* [Given problem]: Working from the top of the listing below, retype each line through the line containing "plt.rcParams['axes.unicode_minus'] = False", both included, with no pictures.

* [Supplied data]:
########

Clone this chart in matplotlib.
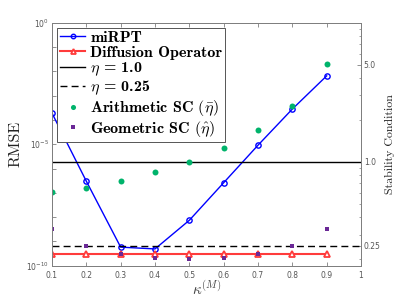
import matplotlib
matplotlib.use("Agg")
import matplotlib.pyplot as plt
import numpy as np
from matplotlib.ticker import LogLocator, FixedLocator, NullFormatter, FixedFormatter

plt.rcParams['mathtext.fontset'] = 'cm'
plt.rcParams['axes.unicode_minus'] = False

kappa = [0.1, 0.2, 0.3, 0.4, 0.5, 0.6, 0.7, 0.8, 0.9]
mirpt = [1.9e-4, 3.0e-7, 5.8e-10, 4.9e-10, 7.4e-9, 2.6e-7, 9.1e-6, 2.8e-4, 6.5e-3]
diffusion = [3.0e-10] * 9
arith_sc = [0.605, 0.647, 0.73, 0.843, 1.0, 1.255, 1.68, 2.5, 5.05]
geom_sc = [0.331, 0.249, 0.217, 0.203, 0.200, 0.203, 0.217, 0.249, 0.331]
eta_lines = [1.0, 0.25]
xticks = [0.1, 0.2, 0.3, 0.4, 0.5, 0.6, 0.7, 0.8, 0.9, 1.0]
xticklabels = ['0.1', '0.2', '0.3', '0.4', '0.5', '0.6', '0.7', '0.8', '0.9', '1']
yticks_right = [0.25, 1.0, 5.0]
yticklabels_right = ['0.25', '1.0', '5.0']

fig = plt.figure(figsize=(3.99, 2.99), dpi=100)
ax = fig.add_axes([0.1303, 0.1114, 0.7745, 0.8126])
ax2 = ax.twinx()

gray = '#7f7f7f'
tcol = '#555555'

l1, = ax.plot(kappa, mirpt, '-o', color='#0000ff', lw=1.0, ms=3.8, mfc='none', mew=1.0, label='miRPT', zorder=3)
l2, = ax.plot(kappa, diffusion, '-^', color='#ff3b3b', lw=1.5, ms=4.2, mfc='white', mew=1.3, label='Diffusion Operator', zorder=3)
ax.set_yscale('log')
ax.set_ylim(1e-10, 1e0)
ax.set_xlim(0.1, 1.0)

l3 = ax2.axhline(eta_lines[0], color='black', lw=1.0, ls='-', label=r'$\eta$ = 1.0')
l4 = ax2.axhline(eta_lines[1], color='black', lw=1.0, ls=(0, (5, 3)), label=r'$\eta$ = 0.25')
l5, = ax2.plot(kappa, arith_sc, 'o', color='#00b36b', ms=4.3, mew=0, label=r'Arithmetic SC $(\bar{\eta})$')
l6, = ax2.plot(kappa, geom_sc, 's', color='#6a2896', ms=3.3, mew=0, label=r'Geometric SC $(\hat{\eta})$')
ax2.set_yscale('log')
ax2.set_ylim(0.179, 10.0)

# ticks
ax.xaxis.set_major_locator(FixedLocator(xticks))
ax.xaxis.set_major_formatter(FixedFormatter(xticklabels))
ax.yaxis.set_major_locator(FixedLocator([10.0**k for k in range(-10, 1)]))
ax.yaxis.set_minor_locator(FixedLocator([]))
lbl = {0: r'$\mathdefault{10^{0}}$', -5: r'$\mathdefault{10^{-5}}$', -10: r'$\mathdefault{10^{-10}}$'}
ax.set_yticklabels([lbl.get(k, '') for k in range(-10, 1)])
ax.tick_params(axis='both', which='major', direction='in', length=3, width=0.6,
               color=gray, labelcolor=tcol, labelsize=5.5, top=True, right=False)
ax.tick_params(axis='x', pad=4)
ax.tick_params(axis='y', pad=2)
ax2.yaxis.set_major_locator(FixedLocator(yticks_right))
ax2.yaxis.set_major_formatter(FixedFormatter(yticklabels_right))
ax2.yaxis.set_minor_locator(LogLocator(base=10, subs=np.arange(1, 10)))
ax2.yaxis.set_minor_formatter(NullFormatter())
ax2.tick_params(axis='y', which='major', direction='in', length=3, width=0.6,
                color=gray, labelcolor=tcol, labelsize=5.5, pad=2)
ax2.tick_params(axis='y', which='minor', direction='in', length=1.6, width=0.5, color=gray)
for a in (ax, ax2):
    for s in a.spines.values():
        s.set_color(gray)
        s.set_linewidth(0.7)

ax.set_ylabel('RMSE', family='cmr10', fontsize=11.5, labelpad=3, color='#222222')
ax2.set_ylabel('Stability Condition', family='cmr10', fontsize=8.6, labelpad=3, color='#222222')
ax.set_xlabel(r'$\kappa^{(M)}$', fontsize=11, labelpad=0, color='#444444')

leg = ax2.legend(handles=[l1, l2, l3, l4, l5, l6], loc='upper left',
                 bbox_to_anchor=(0.015, 0.98), prop={'family': 'cmb10', 'size': 11.5},
                 handlelength=1.6, handletextpad=0.3, labelspacing=0.05,
                 borderpad=0.2, borderaxespad=0, fancybox=False, framealpha=1,
                 edgecolor='#555555', markerscale=0.85)
leg.get_frame().set_linewidth(0.7)

fig.savefig('out.png', dpi=100)
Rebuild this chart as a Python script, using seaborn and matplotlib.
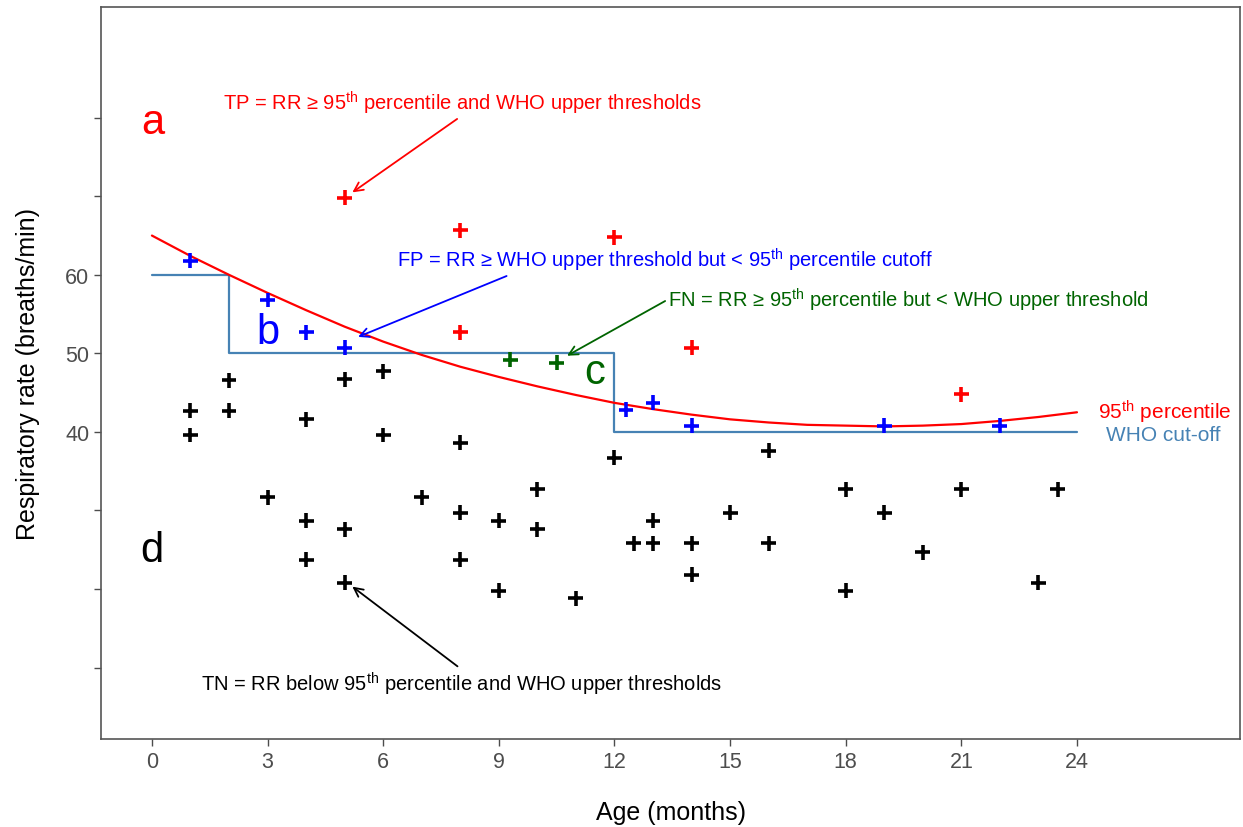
"""Respiratory rate vs age: 95th percentile curve against WHO cut-off."""

import matplotlib

matplotlib.use("Agg")

import matplotlib.pyplot as plt
import pandas as pd
import seaborn as sns

# --- data --------------------------------------------------------------------
tn_age = [1, 1, 2, 2, 3, 4, 4, 4, 5, 5, 5, 6, 6, 7, 8, 8, 8, 9, 9, 10, 10, 11,
          12, 12.5, 13, 13, 14, 14, 15, 16, 16, 18, 18, 19, 20, 21, 23, 23.5]
tn_rr = [42.7, 39.6, 46.6, 42.7, 31.7, 41.6, 28.7, 23.7, 46.7, 27.6, 20.8, 47.7,
         39.6, 31.7, 38.6, 29.7, 23.7, 28.7, 19.8, 32.7, 27.6, 18.8,
         36.7, 25.8, 25.8, 28.7, 25.8, 21.8, 29.7, 37.6, 25.8, 32.7, 19.8, 29.7,
         24.7, 32.7, 20.8, 32.7]

tp_age = [5, 8, 8, 12, 14, 21]
tp_rr = [69.8, 65.7, 52.7, 64.8, 50.7, 44.8]

fp_age = [1, 3, 4, 5, 12.3, 13, 14, 19, 22]
fp_rr = [61.8, 56.8, 52.7, 50.7, 42.8, 43.7, 40.8, 40.8, 40.8]

fn_age = [9.3, 10.5]
fn_rr = [49.2, 48.8]

pct_age = list(range(0, 25))
pct_rr = [65.0, 62.4, 60.0, 57.7, 55.5, 53.4, 51.5, 49.8, 48.3, 47.0, 45.8, 44.7,
          43.7, 42.9, 42.2, 41.6, 41.2, 40.9, 40.8, 40.7, 40.8, 41.0, 41.4, 41.9, 42.5]

who_age = [0, 2, 12, 24]
who_rr = [60, 50, 40, 40]

# --- styling ---------------------------------------------------------------
sns.set_style("ticks")
plt.rcParams["font.family"] = ["Liberation Sans", "DejaVu Sans"]
plt.rcParams["mathtext.fontset"] = "custom"
plt.rcParams["mathtext.rm"] = "Liberation Sans"
plt.rcParams["mathtext.it"] = "Liberation Sans:italic"

RED, BLUE, GREEN, BLACK, STEEL = "#FF0000", "#0000FF", "#006400", "#000000", "#4682B4"
TH = r"$^{\mathrm{th}}$"

points = pd.concat([
    pd.DataFrame({"age": tn_age, "rr": tn_rr, "group": "TN"}),
    pd.DataFrame({"age": tp_age, "rr": tp_rr, "group": "TP"}),
    pd.DataFrame({"age": fp_age, "rr": fp_rr, "group": "FP"}),
    pd.DataFrame({"age": fn_age, "rr": fn_rr, "group": "FN"}),
], ignore_index=True)
palette = {"TN": BLACK, "TP": RED, "FP": BLUE, "FN": GREEN}

fig = plt.figure(figsize=(12.43, 8.28), dpi=100)
ax = fig.add_axes([0.0813, 0.1063, 0.9163, 0.8840])

who = pd.DataFrame({"age": who_age, "rr": who_rr})
ax.step(who["age"], who["rr"], where="post", color=STEEL, lw=1.6, zorder=2)

sns.lineplot(x=pct_age, y=pct_rr, color=RED, lw=1.6, ax=ax, zorder=3)

sns.scatterplot(data=points, x="age", y="rr", hue="group", palette=palette,
                marker="+", s=115, linewidth=2.6, legend=False, ax=ax, zorder=4)

# quadrant letters
ax.text(0.03, 79.5, "a", color=RED, fontsize=30, ha="center", va="center")
ax.text(3.0, 52.7, "b", color=BLUE, fontsize=30, ha="center", va="center")
ax.text(11.5, 47.6, "c", color=GREEN, fontsize=30, ha="center", va="center")
ax.text(0.0, 24.9, "d", color=BLACK, fontsize=30, ha="center", va="center")

# annotations
arrow = dict(arrowstyle="->", lw=1.3, shrinkA=0, shrinkB=0, mutation_scale=16)
ax.annotate(f"TP = RR ≥ 95{TH} percentile and WHO upper thresholds",
            xy=(5.2, 70.5), xytext=(8.04, 82.0), color=RED, fontsize=14.5,
            ha="center", va="center", arrowprops={**arrow, "color": RED,
                                                  "relpos": (0.5, 0.0)})
ax.annotate(f"FP = RR ≥ WHO upper threshold but < 95{TH} percentile cutoff",
            xy=(5.35, 52.1), xytext=(13.3, 62.0), color=BLUE, fontsize=14.5,
            ha="center", va="center", arrowprops={**arrow, "color": BLUE,
                                                  "relpos": (0.22, 0.0)})
ax.annotate(f"FN = RR ≥ 95{TH} percentile but < WHO upper threshold",
            xy=(10.77, 49.7), xytext=(13.4, 56.9), color=GREEN, fontsize=14.5,
            ha="left", va="center", arrowprops={**arrow, "color": GREEN,
                                                "relpos": (0.0, 0.5)})
ax.annotate(f"TN = RR below 95{TH} percentile and WHO upper thresholds",
            xy=(5.2, 20.3), xytext=(8.04, 8.0), color=BLACK, fontsize=14.5,
            ha="center", va="center", arrowprops={**arrow, "color": BLACK,
                                                  "relpos": (0.5, 1.0)})

# line labels on the right
ax.text(24.55, 42.6, f"95{TH} percentile", color=RED, fontsize=15, ha="left", va="center")
ax.text(24.75, 39.7, "WHO cut-off", color=STEEL, fontsize=15, ha="left", va="center",
        family="Liberation Sans")

# axes
ax.set_xlim(-1.32, 28.23)
ax.set_ylim(0.9, 94.1)
ax.set_xticks(range(0, 25, 3))
ax.set_yticks(range(10, 90, 10))
ax.set_yticklabels(["" if v not in (40, 50, 60) else str(v) for v in range(10, 90, 10)])
ax.tick_params(labelsize=15.5, colors="#4D4D4D", length=5, width=1)
for spine in ax.spines.values():
    spine.set_visible(True)
    spine.set_color("#555555")
    spine.set_linewidth(1.2)
ax.set_xlabel("Age (months)", fontsize=18, labelpad=20, color="black")
ax.set_ylabel("Respiratory rate (breaths/min)", fontsize=18, labelpad=18, color="black")

fig.savefig("out.png", dpi=100)
plt.close(fig)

########

* [The response]:
Clone this chart in matplotlib.
import matplotlib
matplotlib.use("Agg")
import matplotlib.pyplot as plt
import numpy as np
from matplotlib.ticker import LogLocator, FixedLocator, NullFormatter, FixedFormatter

plt.rcParams['mathtext.fontset'] = 'cm'
plt.rcParams['axes.unicode_minus'] = False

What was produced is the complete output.